Think Rich
The many ways of owning an image
The many ways of owning an image
Recently a friend of one of my students at the Institute of Fine Arts introduced himself to me in a posh Chelsea Gallery and in the course of our conversation bemoaned the fragile state of the art world, stressing how tough it was for young artists and for young gallerists like himself. I did my best to commiserate but couldn’t resist, saying that things didn’t seem so bad to me since a ‘no money’ scene was where I started out. At that point a generational chasm seemed to open up between us. He looked at me as though I hadn’t grasped how dark the horizon appeared to him, and that look suggested to me that, for all he had probably read about the 1960s, ’70s and ’80s, the reality of those generally straitened decades had never sunk in. In six months we may yet find ourselves on the same wavelength.
This is my third major recession. Throughout the 1970s I earned the minimum wage or slightly more, so being more broke was barely possible. In the 1980s I did somewhat better as a hyper-tasking freelancer, and in the trough of the housing market during the early 1990s I was able to buy a Brooklyn brownstone with a 30-year mortgage. I had a steady job by then and am fortunate to have one still.
There are advantages to living modestly and strictly within one’s means. When ‘business is booming’, one acquires no debts and no tastes one cannot afford. When booms go bust, not only is one likely to suffer fewer discomforts; one also loses fewer pleasures. Since my micro-economy accounts for both necessities and luxuries, every so often I have been able to treat myself to works of art.

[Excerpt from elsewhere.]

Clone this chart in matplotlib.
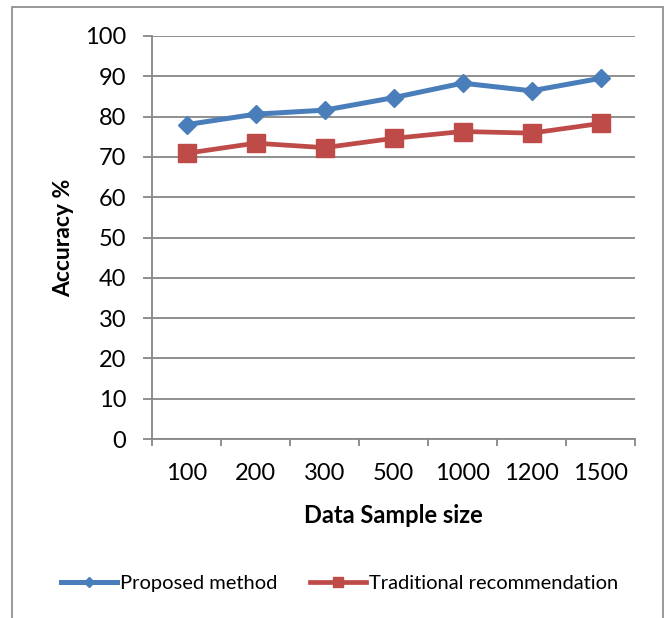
import matplotlib
matplotlib.use('Agg')
import matplotlib.pyplot as plt
from matplotlib.patches import Rectangle

plt.rcParams['font.family'] = ['Lato', 'DejaVu Sans']

sizes = ['100', '200', '300', '500', '1000', '1200', '1500']
proposed = [78.0, 80.6, 81.6, 84.7, 88.3, 86.4, 89.5]
traditional = [70.9, 73.4, 72.3, 74.6, 76.3, 75.9, 78.3]

grey = '#878787'
blue = '#4A7EBB'
red = '#BE4B48'

fig = plt.figure(figsize=(6.69, 6.18), dpi=100)
ax = fig.add_axes([152 / 669, 1 - 439 / 618, (635 - 152) / 669, (439 - 36) / 618])

# outer chart frame (bottom edge runs off the page)
fig.patches.append(Rectangle((12 / 669, -0.05), (663 - 12) / 669, 1.05 - 7 / 618,
                             transform=fig.transFigure, fill=False,
                             edgecolor=grey, linewidth=1.2))

x = list(range(len(sizes)))
ax.plot(x, proposed, color=blue, lw=3.6, marker='D', ms=9.5,
        label='Proposed method')
ax.plot(x, traditional, color=red, lw=3.4, marker='s', ms=13,
        label='Traditional recommendation')

ax.set_xlim(-0.5, len(sizes) - 0.5)
ax.set_ylim(0, 100)
ax.set_yticks(range(0, 101, 10))
ax.set_xticks(x)
ax.set_xticklabels(sizes)
ax.set_xticks([i - 0.5 for i in range(len(sizes) + 1)], minor=True)

ax.grid(axis='y', color=grey, lw=1.3)
ax.set_axisbelow(True)
for s in ['top', 'right']:
    ax.spines[s].set_visible(False)
for s in ['left', 'bottom']:
    ax.spines[s].set_color(grey)
    ax.spines[s].set_linewidth(1.3)

ax.tick_params(axis='y', length=6.5, width=1.3, color=grey, pad=12, labelsize=17)
ax.tick_params(axis='x', which='major', length=0, pad=17, labelsize=17)
ax.tick_params(axis='x', which='minor', length=5, width=1.3, color=grey)

ax.set_xlabel('Data Sample size', fontsize=17, fontweight='bold', labelpad=15)
ax.set_ylabel('Accuracy %', fontsize=16.5, fontweight='bold', labelpad=8)

fig.legend(loc='center', bbox_to_anchor=(0.508, 1 - 583 / 618), ncol=2,
           frameon=False, fontsize=14.5, handlelength=2.8, handletextpad=0.15,
           columnspacing=1.6, markerscale=0.5)

fig.savefig('out.png', dpi=100)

Those purchases have provided me with things to look at and think about. Because my vocation puts me in regular contact with far wealthier people, what I own has the added benefit of inoculating me against envy. Lastly, it has helped me avoid the occupational hypocrisy to which many working in the ‘culture industry’ succumb: the habit of scorning that industry’s products and the lust they inspire while neither satisfying nor escaping their temptation. I choose Original Sin, though most of the apples are spotty.
In short, I am, for the most part, a bottom-feeder. For instance, ‘my’ Jasper Johns is the cover of a print catalogue published in the 1970s and found in the bins at the Strand bookshops. The lithographic quality of the cross-hatch image on the vellum dust cover is the same as that of the editioned works reproduced inside. This fact has come to the attention of auction houses hungry for trade, and lately they have been offering examples for several thousand dollars. Mine cost ten.
Four years ago I discovered my biggest coup of this kind at a shop near Tate Modern in London. There in the depths of a cardboard box I glimpsed a pile of uncut pages from an old book. They were what remained of Max Ernst’s collage novel Une Semaine de bonté (A Week of Kindness, 1934). Now generally acknowledged as one of the masterpieces of Surrealism, the limited-edition work in five fascicles had been underwritten by the dedicated patron and dilettante artist Roland Penrose, who came into possession of the left-over stock when the number of subscribers to the publication failed to match the number of sheets printed in anticipation of sales. In retrospect, it’s unsurprising considering that 1934 was the depth of the Great Depression. I bought a sizeable stack for £20 per sheet; each had four images.
Several I framed for my study; one I framed to put in my luggage when I travel, recalling with relish the story of the touring actress who always took her Antoine Watteau painting with her in a trunk so that the walls of the hotels where she stayed wouldn’t be so dreary. Thanks to Penrose’s misfortune and my scavenger’s luck, I need not envy her either. Surrealism suits Belgrade as well as Berkeley.
The rest I have given away, mostly to students. Thus all the members of my last class at the Institute of Fine Arts received an Ernst of their own. I wasn’t trying to polish apples in reverse but rather to teach an object lesson – or three. First, the seminar was devoted to comics and graphic novels, and Une Semaine de bonté is paradigmatic of the wordless, anti-narrative pictorial narrative. Second, like everything belonging to the larger genre, it is – pace Jean Baudrillard – a prime example of an original work of art consisting entirely of copies. (The cut-and-paste sources are not the work, as is evident from any comparison between their uneven discoloration and the unified field of disjunctive imagery in the printed version.) Third, in a gift economy commodities lose their power and fetishism eases its hold on the imagination, freeing it to dream. This is a good moment to keep that in mind.